#### Written instruction
Repeat the records below exactly, leaving out every picture.

#### Records shown
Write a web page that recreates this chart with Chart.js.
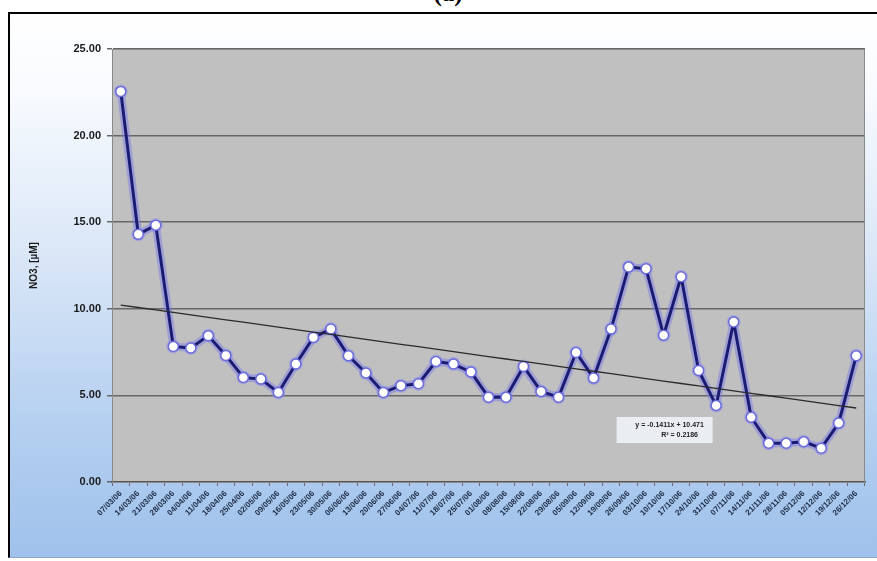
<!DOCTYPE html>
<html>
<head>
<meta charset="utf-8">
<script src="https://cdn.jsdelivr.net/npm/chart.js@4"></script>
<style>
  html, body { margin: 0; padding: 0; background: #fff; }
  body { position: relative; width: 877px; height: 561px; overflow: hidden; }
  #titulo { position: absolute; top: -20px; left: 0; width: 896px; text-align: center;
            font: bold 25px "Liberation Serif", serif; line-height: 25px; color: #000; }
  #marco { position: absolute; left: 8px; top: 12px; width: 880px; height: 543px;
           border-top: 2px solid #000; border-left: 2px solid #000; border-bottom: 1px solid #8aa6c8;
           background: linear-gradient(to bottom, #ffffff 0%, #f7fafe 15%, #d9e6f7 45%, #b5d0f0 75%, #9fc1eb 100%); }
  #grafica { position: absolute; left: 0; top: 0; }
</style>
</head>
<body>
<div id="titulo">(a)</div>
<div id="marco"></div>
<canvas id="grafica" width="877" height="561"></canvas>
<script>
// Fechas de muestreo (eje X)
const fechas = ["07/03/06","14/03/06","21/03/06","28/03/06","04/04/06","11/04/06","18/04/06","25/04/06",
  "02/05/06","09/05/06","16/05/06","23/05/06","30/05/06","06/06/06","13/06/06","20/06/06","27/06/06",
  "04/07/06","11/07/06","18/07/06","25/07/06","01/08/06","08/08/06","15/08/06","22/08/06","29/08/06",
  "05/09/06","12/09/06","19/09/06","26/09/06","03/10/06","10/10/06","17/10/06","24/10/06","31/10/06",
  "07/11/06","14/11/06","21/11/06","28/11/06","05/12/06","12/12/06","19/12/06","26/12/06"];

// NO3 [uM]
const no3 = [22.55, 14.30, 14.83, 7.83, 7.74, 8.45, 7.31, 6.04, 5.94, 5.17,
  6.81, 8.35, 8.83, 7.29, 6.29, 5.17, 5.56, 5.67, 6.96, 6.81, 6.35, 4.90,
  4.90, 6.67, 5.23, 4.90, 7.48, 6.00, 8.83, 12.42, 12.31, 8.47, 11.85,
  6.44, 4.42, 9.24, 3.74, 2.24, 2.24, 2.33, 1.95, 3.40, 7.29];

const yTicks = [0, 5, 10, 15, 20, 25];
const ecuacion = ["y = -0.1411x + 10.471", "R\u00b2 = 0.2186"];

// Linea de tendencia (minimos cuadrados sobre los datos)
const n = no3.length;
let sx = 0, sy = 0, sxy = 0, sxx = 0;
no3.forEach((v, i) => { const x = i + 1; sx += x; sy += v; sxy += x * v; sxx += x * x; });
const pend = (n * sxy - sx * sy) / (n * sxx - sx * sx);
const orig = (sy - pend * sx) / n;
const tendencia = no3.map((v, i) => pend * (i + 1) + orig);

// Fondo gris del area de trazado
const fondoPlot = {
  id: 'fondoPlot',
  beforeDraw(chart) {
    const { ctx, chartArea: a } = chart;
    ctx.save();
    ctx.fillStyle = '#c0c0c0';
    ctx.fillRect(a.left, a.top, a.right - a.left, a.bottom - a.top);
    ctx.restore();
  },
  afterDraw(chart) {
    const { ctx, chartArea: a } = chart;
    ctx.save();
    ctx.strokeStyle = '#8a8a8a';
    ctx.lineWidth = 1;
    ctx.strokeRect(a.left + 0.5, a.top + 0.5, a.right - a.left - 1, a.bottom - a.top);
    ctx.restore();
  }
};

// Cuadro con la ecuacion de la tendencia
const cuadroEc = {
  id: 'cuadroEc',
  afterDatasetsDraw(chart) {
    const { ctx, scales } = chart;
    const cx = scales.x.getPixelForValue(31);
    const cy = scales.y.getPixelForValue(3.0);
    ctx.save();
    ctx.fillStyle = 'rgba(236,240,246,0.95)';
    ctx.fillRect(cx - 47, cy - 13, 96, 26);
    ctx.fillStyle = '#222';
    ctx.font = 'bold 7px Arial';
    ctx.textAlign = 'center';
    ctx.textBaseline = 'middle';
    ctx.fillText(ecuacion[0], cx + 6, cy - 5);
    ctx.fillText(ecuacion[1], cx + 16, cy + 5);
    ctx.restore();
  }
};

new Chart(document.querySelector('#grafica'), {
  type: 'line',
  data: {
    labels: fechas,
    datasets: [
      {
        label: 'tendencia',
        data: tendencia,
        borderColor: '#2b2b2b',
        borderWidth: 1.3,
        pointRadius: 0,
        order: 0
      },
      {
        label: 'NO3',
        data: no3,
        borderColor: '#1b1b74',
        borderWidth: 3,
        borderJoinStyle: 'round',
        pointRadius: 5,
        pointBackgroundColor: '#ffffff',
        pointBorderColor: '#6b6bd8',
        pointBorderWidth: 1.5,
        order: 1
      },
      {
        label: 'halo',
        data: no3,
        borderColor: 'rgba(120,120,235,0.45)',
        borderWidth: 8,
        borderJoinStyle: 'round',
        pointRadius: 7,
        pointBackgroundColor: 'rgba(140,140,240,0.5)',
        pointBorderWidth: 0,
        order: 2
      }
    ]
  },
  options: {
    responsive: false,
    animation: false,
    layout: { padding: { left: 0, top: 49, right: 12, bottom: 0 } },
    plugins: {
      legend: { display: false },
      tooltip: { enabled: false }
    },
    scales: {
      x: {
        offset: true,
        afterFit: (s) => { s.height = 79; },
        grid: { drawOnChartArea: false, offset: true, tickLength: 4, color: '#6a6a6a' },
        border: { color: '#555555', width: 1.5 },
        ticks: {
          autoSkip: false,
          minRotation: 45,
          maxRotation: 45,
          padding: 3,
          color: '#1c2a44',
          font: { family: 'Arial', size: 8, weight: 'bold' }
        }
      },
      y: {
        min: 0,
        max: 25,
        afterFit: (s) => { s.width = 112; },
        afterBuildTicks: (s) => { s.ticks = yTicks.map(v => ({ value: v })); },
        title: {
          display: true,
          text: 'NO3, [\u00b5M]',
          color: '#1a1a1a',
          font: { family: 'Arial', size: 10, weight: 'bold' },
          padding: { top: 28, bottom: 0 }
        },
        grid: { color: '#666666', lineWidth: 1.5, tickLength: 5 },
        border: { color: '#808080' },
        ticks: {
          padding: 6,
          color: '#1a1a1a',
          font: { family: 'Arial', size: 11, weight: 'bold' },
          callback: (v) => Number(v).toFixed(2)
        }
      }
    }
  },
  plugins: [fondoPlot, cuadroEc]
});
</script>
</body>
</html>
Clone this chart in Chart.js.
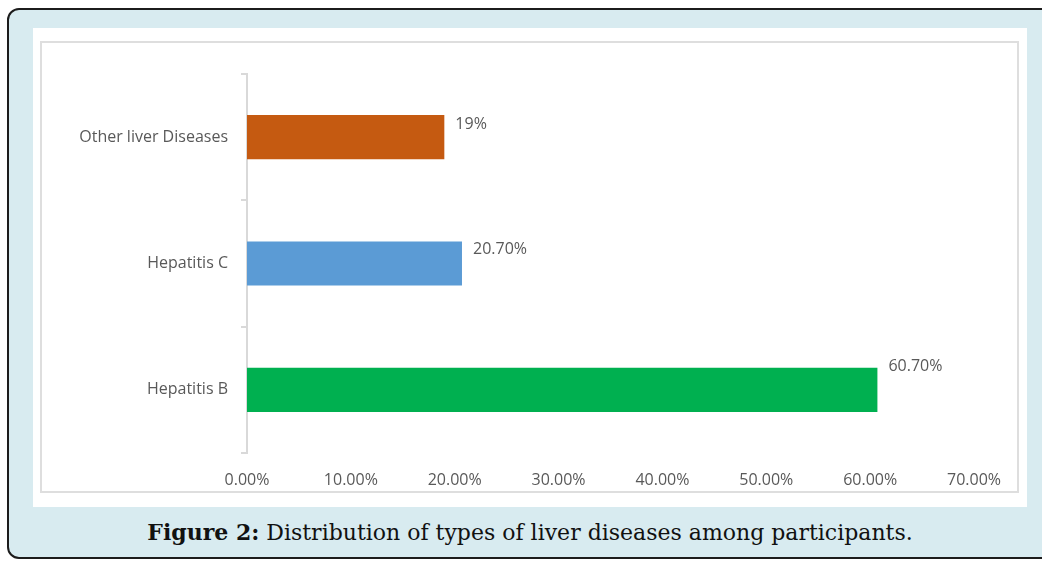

#### Written response
Write a web page that recreates this chart with Chart.js.
<!DOCTYPE html>
<html>
<head>
<meta charset="utf-8">
<script src="https://cdn.jsdelivr.net/npm/chart.js@4"></script>
<style>
  html, body { margin: 0; padding: 0; background: #fff; }
  body { position: relative; width: 877px; height: 561px; overflow: hidden; }
  #titulo { position: absolute; top: -20px; left: 0; width: 896px; text-align: center;
            font: bold 25px "Liberation Serif", serif; line-height: 25px; color: #000; }
  #marco { position: absolute; left: 8px; top: 12px; width: 880px; height: 543px;
           border-top: 2px solid #000; border-left: 2px solid #000; border-bottom: 1px solid #8aa6c8;
           background: linear-gradient(to bottom, #ffffff 0%, #f7fafe 15%, #d9e6f7 45%, #b5d0f0 75%, #9fc1eb 100%); }
  #grafica { position: absolute; left: 0; top: 0; }
</style>
</head>
<body>
<div id="titulo">(a)</div>
<div id="marco"></div>
<canvas id="grafica" width="877" height="561"></canvas>
<script>
// Fechas de muestreo (eje X)
const fechas = ["07/03/06","14/03/06","21/03/06","28/03/06","04/04/06","11/04/06","18/04/06","25/04/06",
  "02/05/06","09/05/06","16/05/06","23/05/06","30/05/06","06/06/06","13/06/06","20/06/06","27/06/06",
  "04/07/06","11/07/06","18/07/06","25/07/06","01/08/06","08/08/06","15/08/06","22/08/06","29/08/06",
  "05/09/06","12/09/06","19/09/06","26/09/06","03/10/06","10/10/06","17/10/06","24/10/06","31/10/06",
  "07/11/06","14/11/06","21/11/06","28/11/06","05/12/06","12/12/06","19/12/06","26/12/06"];

// NO3 [uM]
const no3 = [22.55, 14.30, 14.83, 7.83, 7.74, 8.45, 7.31, 6.04, 5.94, 5.17,
  6.81, 8.35, 8.83, 7.29, 6.29, 5.17, 5.56, 5.67, 6.96, 6.81, 6.35, 4.90,
  4.90, 6.67, 5.23, 4.90, 7.48, 6.00, 8.83, 12.42, 12.31, 8.47, 11.85,
  6.44, 4.42, 9.24, 3.74, 2.24, 2.24, 2.33, 1.95, 3.40, 7.29];

const yTicks = [0, 5, 10, 15, 20, 25];
const ecuacion = ["y = -0.1411x + 10.471", "R\u00b2 = 0.2186"];

// Linea de tendencia (minimos cuadrados sobre los datos)
const n = no3.length;
let sx = 0, sy = 0, sxy = 0, sxx = 0;
no3.forEach((v, i) => { const x = i + 1; sx += x; sy += v; sxy += x * v; sxx += x * x; });
const pend = (n * sxy - sx * sy) / (n * sxx - sx * sx);
const orig = (sy - pend * sx) / n;
const tendencia = no3.map((v, i) => pend * (i + 1) + orig);

// Fondo gris del area de trazado
const fondoPlot = {
  id: 'fondoPlot',
  beforeDraw(chart) {
    const { ctx, chartArea: a } = chart;
    ctx.save();
    ctx.fillStyle = '#c0c0c0';
    ctx.fillRect(a.left, a.top, a.right - a.left, a.bottom - a.top);
    ctx.restore();
  },
  afterDraw(chart) {
    const { ctx, chartArea: a } = chart;
    ctx.save();
    ctx.strokeStyle = '#8a8a8a';
    ctx.lineWidth = 1;
    ctx.strokeRect(a.left + 0.5, a.top + 0.5, a.right - a.left - 1, a.bottom - a.top);
    ctx.restore();
  }
};

// Cuadro con la ecuacion de la tendencia
const cuadroEc = {
  id: 'cuadroEc',
  afterDatasetsDraw(chart) {
    const { ctx, scales } = chart;
    const cx = scales.x.getPixelForValue(31);
    const cy = scales.y.getPixelForValue(3.0);
    ctx.save();
    ctx.fillStyle = 'rgba(236,240,246,0.95)';
    ctx.fillRect(cx - 47, cy - 13, 96, 26);
    ctx.fillStyle = '#222';
    ctx.font = 'bold 7px Arial';
    ctx.textAlign = 'center';
    ctx.textBaseline = 'middle';
    ctx.fillText(ecuacion[0], cx + 6, cy - 5);
    ctx.fillText(ecuacion[1], cx + 16, cy + 5);
    ctx.restore();
  }
};

new Chart(document.querySelector('#grafica'), {
  type: 'line',
  data: {
    labels: fechas,
    datasets: [
      {
        label: 'tendencia',
        data: tendencia,
        borderColor: '#2b2b2b',
        borderWidth: 1.3,
        pointRadius: 0,
        order: 0
      },
      {
        label: 'NO3',
        data: no3,
        borderColor: '#1b1b74',
        borderWidth: 3,
        borderJoinStyle: 'round',
        pointRadius: 5,
        pointBackgroundColor: '#ffffff',
        pointBorderColor: '#6b6bd8',
        pointBorderWidth: 1.5,
        order: 1
      },
      {
        label: 'halo',
        data: no3,
        borderColor: 'rgba(120,120,235,0.45)',
        borderWidth: 8,
        borderJoinStyle: 'round',
        pointRadius: 7,
        pointBackgroundColor: 'rgba(140,140,240,0.5)',
        pointBorderWidth: 0,
        order: 2
      }
    ]
  },
  options: {
    responsive: false,
    animation: false,
    layout: { padding: { left: 0, top: 49, right: 12, bottom: 0 } },
    plugins: {
      legend: { display: false },
      tooltip: { enabled: false }
    },
    scales: {
      x: {
        offset: true,
        afterFit: (s) => { s.height = 79; },
        grid: { drawOnChartArea: false, offset: true, tickLength: 4, color: '#6a6a6a' },
        border: { color: '#555555', width: 1.5 },
        ticks: {
          autoSkip: false,
          minRotation: 45,
          maxRotation: 45,
          padding: 3,
          color: '#1c2a44',
          font: { family: 'Arial', size: 8, weight: 'bold' }
        }
      },
      y: {
        min: 0,
        max: 25,
        afterFit: (s) => { s.width = 112; },
        afterBuildTicks: (s) => { s.ticks = yTicks.map(v => ({ value: v })); },
        title: {
          display: true,
          text: 'NO3, [\u00b5M]',
          color: '#1a1a1a',
          font: { family: 'Arial', size: 10, weight: 'bold' },
          padding: { top: 28, bottom: 0 }
        },
        grid: { color: '#666666', lineWidth: 1.5, tickLength: 5 },
        border: { color: '#808080' },
        ticks: {
          padding: 6,
          color: '#1a1a1a',
          font: { family: 'Arial', size: 11, weight: 'bold' },
          callback: (v) => Number(v).toFixed(2)
        }
      }
    }
  },
  plugins: [fondoPlot, cuadroEc]
});
</script>
</body>
</html>
Clone this chart in Chart.js.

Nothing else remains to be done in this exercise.